I see places that say to normalize between -1 and 1, and some that say between 0 and 1. I also see many people recommending using the ReLU activation function for performance benefits.

I assume that the data should be normalized to suit the chosen activation function? i.e. if using ReLU then the data should be normalized between 0 and 1 as anything <0 is 0. So if I'd normalized between -1 and 1 then a big chunk of the data immediately becomes 0? If normalizing the data between -1 and 1 then I assume that'd be more suited to TANH?

Also, because ReLU is linear, could the data be normalized beyond 0-1, and maybe 0-5? Would that be advisable?

Many thanks.

  • $\begingroup$ Empirically, I observed that not normalising the data can have an effect in regression. For instance, I used ReLU activation on non-normalised data and the network was performing differently from run to run. Sometimes the regression result was quite nice, fitting well a non-linear function and sometimes the fit was lower-dimensional than the original data. My suspicion is that sometimes the data happened to be squeezed to zero by ReLU. After normalizing between -1 and 1 and using tanh things got much better. $\endgroup$ May 21, 2019 at 11:43

2 Answers 2


The way the weights of hidden layers are initialized makes them expect input data with standard distribution of 0 mean and 1 variance. However Batch Normalization exists, so you don't have to wonder about the activation distribution and how it is going to change in your subsequent layers.

  • $\begingroup$ Thanks Lugi. I'd not considered that weights could also be negative. So I could normalize my input between -1 and 1, and still use ReLU? Why do some say to normalize between -1 and 1, and some say 0 and 1? $\endgroup$
    – BigBadMe
    Feb 28, 2018 at 12:06
  • 1
    $\begingroup$ Normalizing to 0 mean and 1 variance seems to be working best, and I believe it is most widely used method. Also it makes most sense: let's say you have some input feature that follows a gaussian distribution, so if you normalise it, the values in the middle of the distribution will have the least impact on the network (since they are going to be close to 0), and that's good, because we want less discerning value to have less impact. $\endgroup$
    – Lugi
    Feb 28, 2018 at 12:29

There's an important interplay between input normalization, weight initialization, and activation functions. The fundamental issue is that nonlinear activation functions have saturating regions, where a unit's output doesn't change (much) as its input varies. When units saturate, components of the gradient are driven to zero (or near zero). This is a consequence of the chain rule (take a look at the expressions for backprop to see why this is so). If too many units approach saturation, the gradient will become small, and learning will proceed slowly (assuming gradient-based learning rules). To speed up learning, a network should be initialized such that many units are in the linear regime, where gradients are biggest.
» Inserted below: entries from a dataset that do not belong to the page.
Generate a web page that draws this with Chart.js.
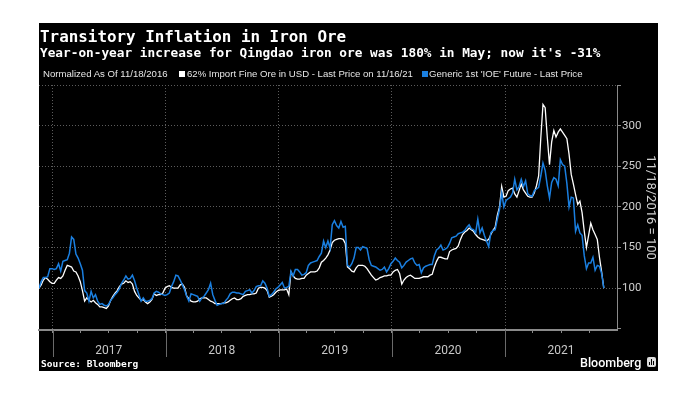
<!DOCTYPE html>
<html>
<head>
<meta charset="utf-8">
<script src="https://cdn.jsdelivr.net/npm/chart.js@4/dist/chart.umd.min.js"></script>
<style>
html,body{margin:0;padding:0;background:#fff;width:698px;height:394px;overflow:hidden}
#panel{position:absolute;left:39px;top:23px;width:619px;height:348px;background:#000}
canvas{position:absolute;left:0;top:0}
.t{position:absolute;white-space:nowrap;color:#fff}
#title{left:40px;top:25px;font:bold 15.9px "DejaVu Sans Mono",monospace;line-height:24px}
#sub{left:40px;top:44px;font:bold 12.75px "DejaVu Sans Mono",monospace;line-height:18px}
.lg{font:9.6px "Liberation Sans",sans-serif;line-height:12px;top:68px;color:#e6e6e6}
.box{position:absolute;top:71px;width:6px;height:6px}
#src{left:41px;top:358px;font:bold 9.5px "DejaVu Sans Mono",monospace;line-height:12px}
#bb{left:580px;top:355px;font:500 12.5px Roboto,sans-serif;line-height:16px}
#ic{position:absolute;left:647px;top:357px;width:9px;height:10px;background:#ddd;border-radius:2px}
#ic i{position:absolute;bottom:2px;width:1.4px;background:#000}
</style>
</head>
<body>
<div id="panel"></div>
<canvas id="c" width="698" height="394"></canvas>
<div class="t" id="title">Transitory Inflation in Iron Ore</div>
<div class="t" id="sub">Year-on-year increase for Qingdao iron ore was 180% in May; now it's -31%</div>
<div class="t lg" style="left:43px">Normalized As Of 11/18/2016</div>
<div class="box" style="left:179px;background:#fff"></div>
<div class="t lg" id="l1" style="left:187px"></div>
<div class="box" style="left:422px;background:#1a7fe0"></div>
<div class="t lg" id="l2" style="left:429px"></div>
<div class="t" id="src">Source: Bloomberg</div>
<div class="t" id="bb">Bloomberg</div>
<div id="ic"><i style="left:2px;height:3px"></i><i style="left:4px;height:6px"></i><i style="left:6px;height:4px"></i></div>
<script>
const startDate = '2016-11-18';
const endDate = '2021-11-16';
const seriesWhiteName = "62% Import Fine Ore in USD - Last Price on 11/16/21";
const seriesBlueName = "Generic 1st 'IOE' Future - Last Price";
const yearLabels = ['2017','2018','2019','2020','2021'];
const yTicks = [50,100,150,200,250,300,350];
const yLabelled = [100,150,200,250,300];
const yGridded = [100,150,200,250,300,350];
const axisTitle = '11/18/2016 = 100';

const whiteOre = [
100,104,110,113,111,108,106,106,110,113,112,115,122,128,127,126,121,120,115,108,97,84,88,85,83,85,82,80,77,77,76,75,78,85,90,94,97,102,105,106,109,107,108,105,96,91,88,
85,86,83,81,83,86,93,91,92,92,94,100,102,103,101,100,100,100,104,105,101,90,87,84,83,83,84,87,88,88,88,86,84,83,81,81,81,81,82,82,83,85,87,88,
86,86,87,90,91,92,92,93,93,94,100,101,101,100,97,89,90,92,95,97,98,98,98,99,92,120,115,112,111,111,112,112,116,118,120,120,120,121,125,132,134,137,141,147,
156,159,160,161,161,160,155,126,124,121,120,125,128,128,128,127,124,120,116,113,110,111,113,114,115,115,116,116,120,122,123,118,105,110,113,115,116,114,112,112,112,113,114,114,
114,116,117,126,133,138,138,137,136,136,145,147,148,149,152,160,166,169,171,174,172,170,166,163,161,160,159,158,160,166,171,175,190,200,225,212,213,220,222,223,216,212,220,228,
221,217,213,212,212,217,226,238,285,326,322,285,252,280,294,286,292,296,292,288,284,265,240,228,215,203,207,193,170,150,165,180,172,166,160,138,120,100
];
const blueFuture = [
100,108,113,113,114,124,124,123,124,130,121,133,134,135,143,163,160,142,137,130,122,97,94,84,96,88,92,84,80,81,79,78,80,85,88,92,95,99,106,110,115,111,112,116,109,100,92,
84,88,84,84,85,87,94,96,95,93,92,91,92,94,102,108,116,115,110,104,98,90,84,93,92,91,90,84,88,90,94,98,106,92,85,79,80,81,81,85,88,93,95,95,
94,94,93,92,96,97,98,94,97,102,103,103,109,106,100,90,92,95,99,101,104,107,100,101,102,121,115,123,123,120,116,117,119,128,131,132,133,134,139,143,158,150,158,149,
178,183,177,174,182,175,176,128,126,130,137,150,150,147,151,150,149,135,128,127,126,124,122,123,126,120,124,130,133,137,134,132,125,128,132,134,136,137,131,128,129,119,125,127,
128,129,129,140,147,149,153,147,148,150,155,162,163,164,167,168,169,171,175,178,173,172,168,185,168,174,165,158,151,168,171,172,185,197,217,200,208,210,212,217,234,221,225,234,
225,232,216,214,213,220,222,224,238,254,245,226,211,230,236,234,226,258,252,250,229,200,212,211,170,178,168,165,140,124,131,131,138,122,128,127,118,100
];

document.getElementById('l1').textContent = seriesWhiteName;
document.getElementById('l2').textContent = seriesBlueName;

const DAY = 86400000;
const t0 = Date.parse(startDate);
const totalDays = (Date.parse(endDate) - t0) / DAY;
const step = totalDays / (whiteOre.length - 1);
const toPts = arr => arr.map((v, i) => ({x: i * step, y: v}));
const dayOf = (y, m) => (Date.UTC(y, m, 1) - t0) / DAY;

const quarterTicks = [];
const yearTicks = [];
const midTicks = {};
yearLabels.forEach(s => {
  const y = +s;
  [0,3,6,9].forEach(m => quarterTicks.push(dayOf(y, m)));
  yearTicks.push(dayOf(y, 0));
  midTicks[dayOf(y, 6)] = s;
});

const separators = {
  id: 'separators',
  afterDraw(chart) {
    const sx = chart.scales.x, c = chart.ctx;
    c.save();
    c.strokeStyle = '#6a6a6a';
    c.lineWidth = 1;
    yearTicks.forEach(d => {
      const px = Math.round(sx.getPixelForValue(d)) + 0.5;
      c.beginPath(); c.moveTo(px, sx.top); c.lineTo(px, 357); c.stroke();
    });
    c.restore();
  }
};

const axisFont = {family: 'Roboto, sans-serif', size: 11};

new Chart(document.getElementById('c'), {
  type: 'line',
  plugins: [separators],
  data: {
    datasets: [
      {label: seriesBlueName, data: toPts(blueFuture), borderColor: '#1a7fe0', borderWidth: 1.5, pointRadius: 0, tension: 0, order: 1},
      {label: seriesWhiteName, data: toPts(whiteOre), borderColor: '#ffffff', borderWidth: 1.3, pointRadius: 0, tension: 0, order: 2}
    ]
  },
  options: {
    responsive: false,
    animation: false,
    layout: {padding: {left: 39, top: 85, right: 40, bottom: 0}},
    plugins: {legend: {display: false}, title: {display: false}, tooltip: {enabled: false}},
    scales: {
      x: {
        type: 'linear', min: 0, max: 578 / (113.1 / 365.25),
        afterBuildTicks(s) { s.ticks = quarterTicks.map(v => ({value: v})); },
        afterFit(s) { s.height = 64; },
        border: {color: '#8a8a8a', width: 2, dash: [1, 2]},
        grid: {
          color: ctx => (ctx.tick && yearTicks.includes(ctx.tick.value)) ? '#5c5c5c' : 'rgba(0,0,0,0)',
          tickColor: '#8a8a8a', tickLength: 3, lineWidth: 1
        },
        ticks: {
          autoSkip: false, maxRotation: 0, minRotation: 0, padding: 11,
          color: '#c8c8c8', font: {family: axisFont.family, size: 12},
          callback: v => midTicks[v] || ''
        }
      },
      y: {
        position: 'right', min: 48.5, max: 350,
        afterBuildTicks(s) { s.ticks = yTicks.map(v => ({value: v})); },
        afterFit(s) { s.width = 41; },
        border: {color: '#8a8a8a', width: 1, dash: [1, 2]},
        grid: {
          color: ctx => (ctx.tick && yGridded.includes(ctx.tick.value)) ? '#5c5c5c' : 'rgba(0,0,0,0)',
          tickColor: '#8a8a8a', tickLength: 4, lineWidth: 1
        },
        ticks: {
          padding: 1, color: '#d0d0d0', font: {family: axisFont.family, size: 11.5},
          callback: v => yLabelled.includes(v) ? String(v) : ''
        },
        title: {display: true, text: axisTitle, color: '#d0d0d0', font: {family: axisFont.family, size: 13}, padding: {top: 0, bottom: 2}}
      }
    }
  }
});
</script>
</body>
</html>
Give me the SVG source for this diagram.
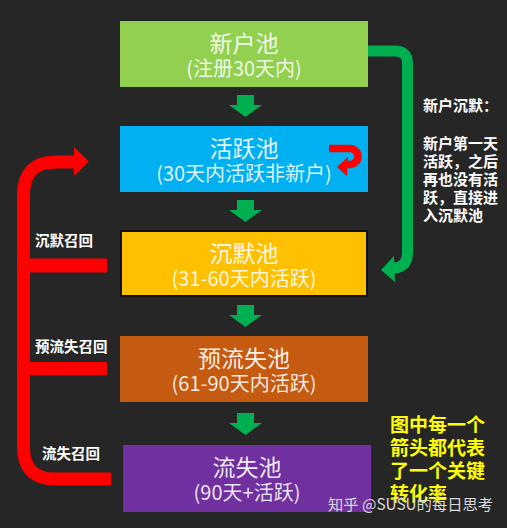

Various weight initialization strategies were devised to achieve these conditions. These were some of the developments that made it possible to train deeper networks. These strategies often start by assuming that inputs are distributed in a particular way (typically zero mean and unit variance for each feature). They then choose random initial weights such that the distribution of activations falls within a desirable (i.e. non-saturating) range. Of course, the initial weight distribution needed to achieve this range depends on the activation function.

Therefore, inputs should typically be normalized according to the assumptions of the weight initialization strategy, which is chosen based on the activation function.